Guyanese Catholic priest
Andrew Morrison, SJ (5 June 1919 โ 26 January 2004) was a Guyanese Roman Catholic Jesuit priest, journalist, and pro-democracy activist.
Early life and education
Morrison was born on 5 June 1919 in Georgetown, British Guiana.[1] He attended high school at St. Stanislaus College and attended a Jesuit institution for college.[2] He studied accounting, and following graduation, he returned to Georgetown to work at an accounting firm.[3]
Career
Morrison joined the Society of Jesus in 1949 at the age of 30, and was sent to Great Britain to study for the priesthood,[2] as Guyana is a member of the Jesuits' British Province.[4] He was ordained a priest on 31 July 1957, the feast day of St. Ignatius of Loyola, the founder of the Society of Jesus.[2]
He was sent back to British Guiana (independent Guyana since 1966) and served as youth chaplain of the Green Light Organisation, a Catholic social ministry.[2] During this time, he founded the Camp Kayuka on the Soesdyke-Linden Highway.[2] In 1972, Morrison was appointed Vicar General of the Diocese of Georgetown, a position he held for four years.[2]
In July 1976, Morrison was appointed Editor of the Catholic Standard, the newspaper of the Diocese of Georgetown and the only religious newspaper in Guyana.[2][3] In 1979 he founded the Guyana Human Rights Association.[5]

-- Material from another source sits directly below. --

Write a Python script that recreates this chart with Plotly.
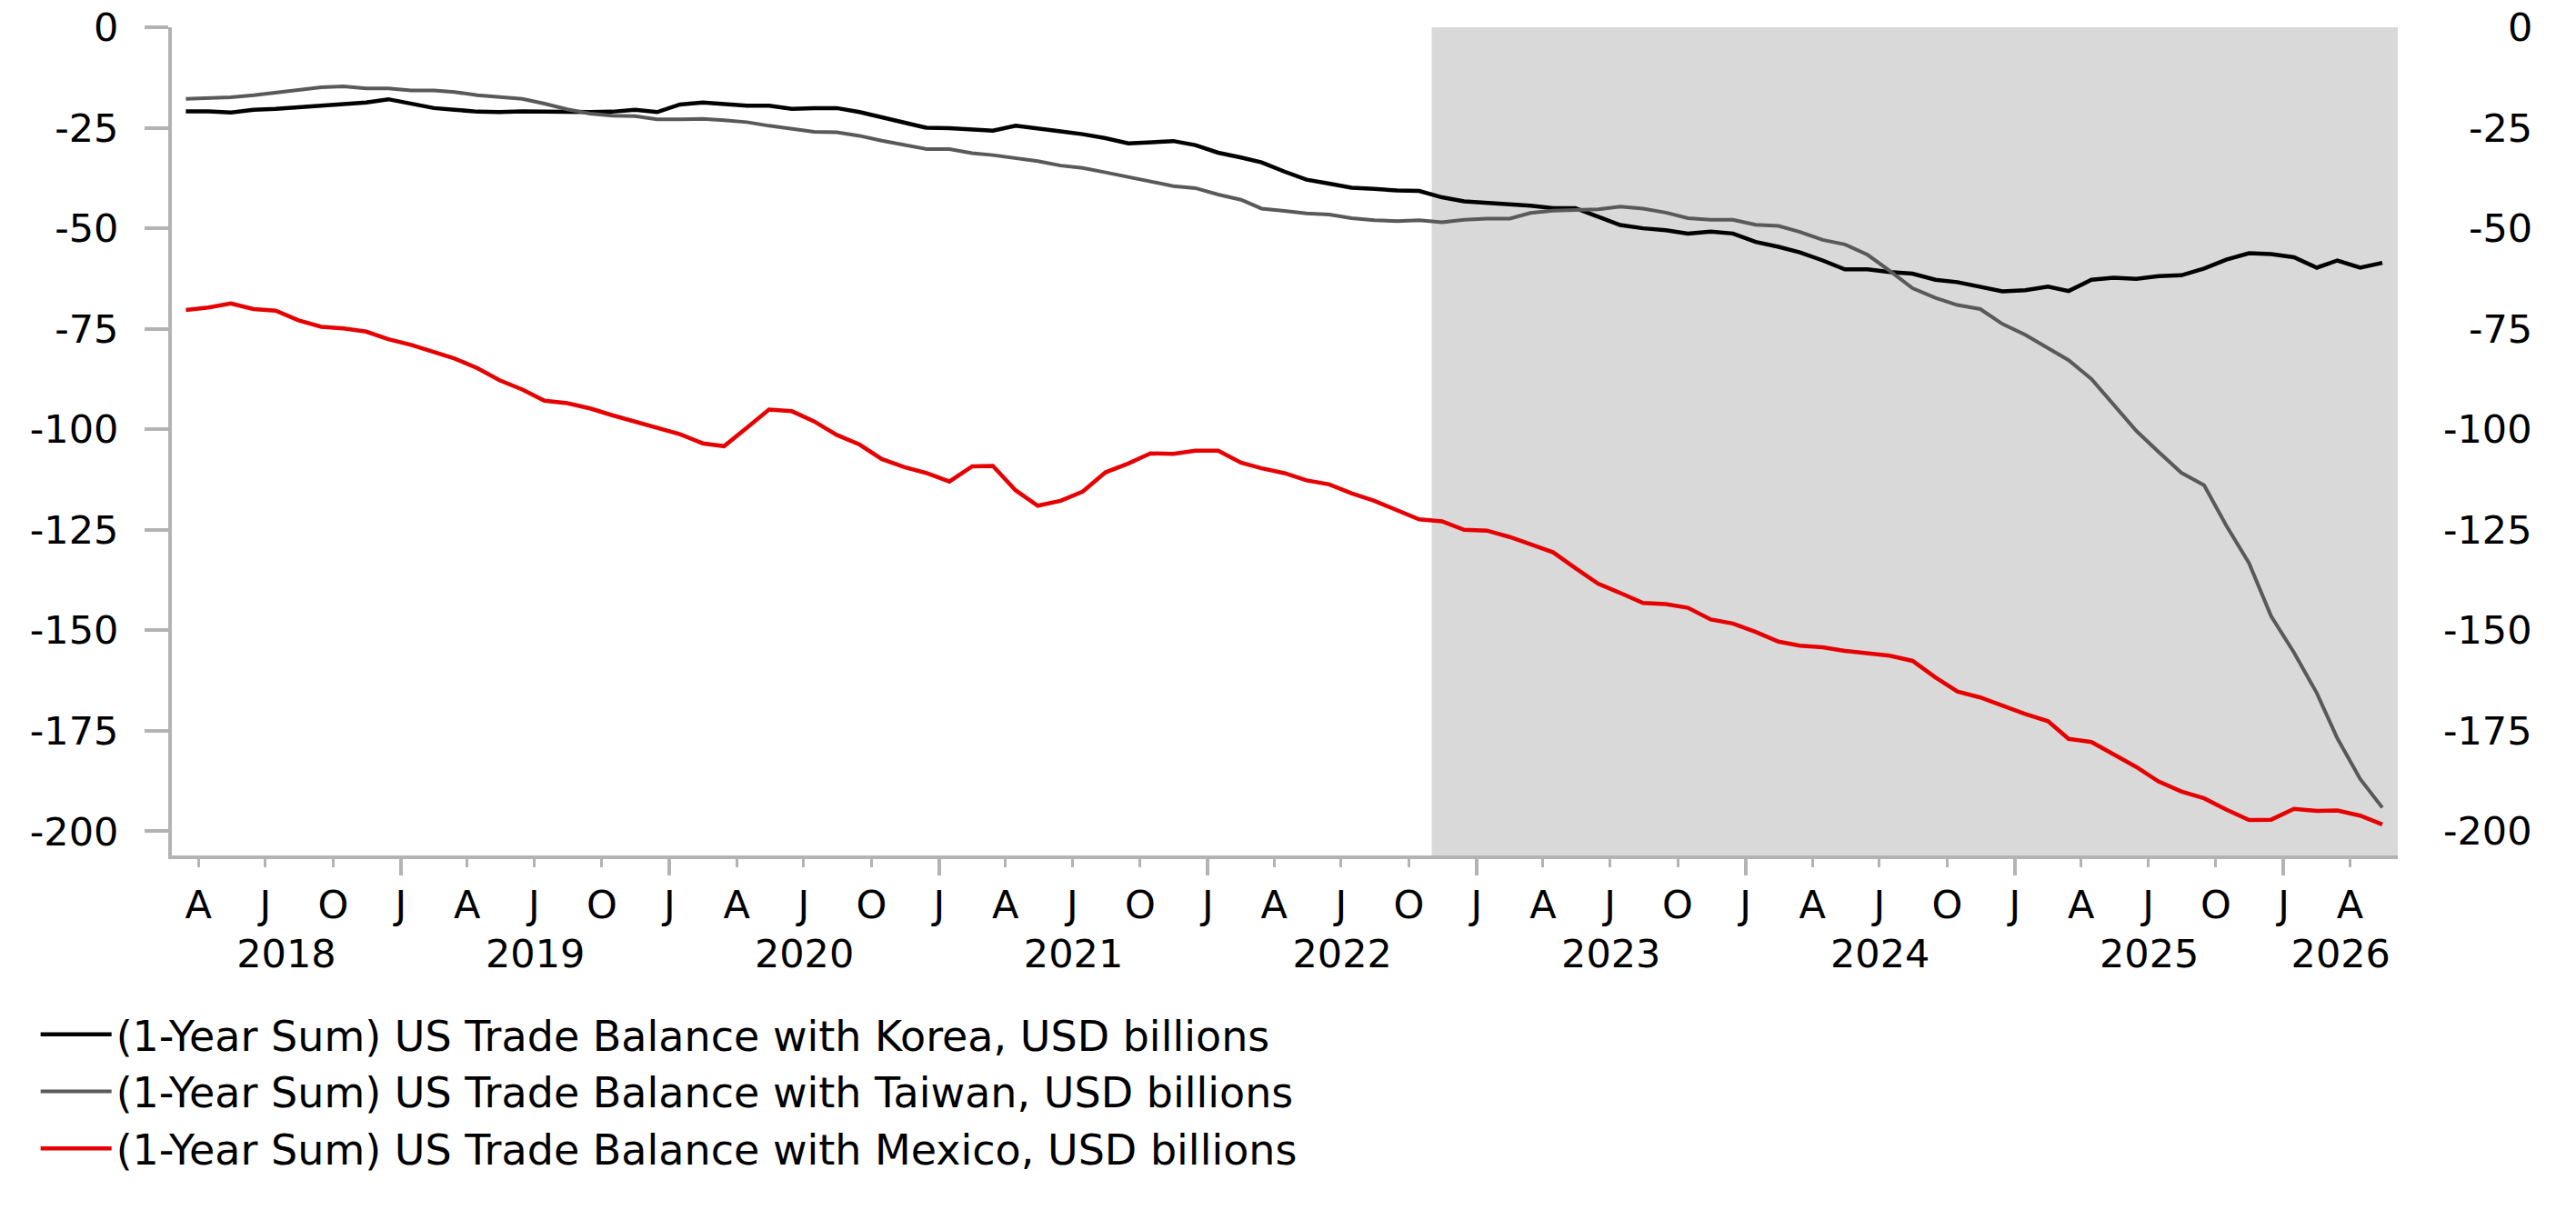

Morrison's first international public episode, was his coverage of the Jim Jones led mass suicide-massacre, which took place in 1978 in Guyana. A year later, an assassination attempt upon his life failed because a fellow Jesuit was mistaken for Morrison; Fr Darke was brutally murdered.[6] Such attempts to frustrate Morrison's quest for justice and rights had absolutely no effect upon him. He publicly exposed a plot by members of the governing regime to assassinate an opposition Guyanese politician (Rodney) in the paper he headed, the Catholic Standard. Amidst awards and honours from the international community he lamented the state of his countrymen and further hardships experienced by the certain fellow Jesuit elements, supporters of his cause. Fr Connors was deported from Guyana.
Morrison died in his Georgetown home on 26 January 2004, at the age of 84.[1] He was buried in the Sacred Heart Church in Georgetown.
Legacy
Fredrick Kissoon, Ricky Singh and Hugh O'Shaughnessy described him as a 'Symbol of courage' and one who went about living serenely amidst insecurity; an insecurity that had his co-workers quite nervous but was of no concern to him. He is regarded as an important figure contributing to media freedom in Guyana.[7]
He was awarded a Maria Moors Cabot Special Citation by Columbia University in New York in 1985 and the Titus Brandsma Award in the Netherlands in 1992.[5]
Bibliography
- Justice: The Struggle For Democracy in Guyana, 1952-1992. Georgetown, Guyana: Red Thread Women's Press. 1998. ISBN 9789768157522.[8]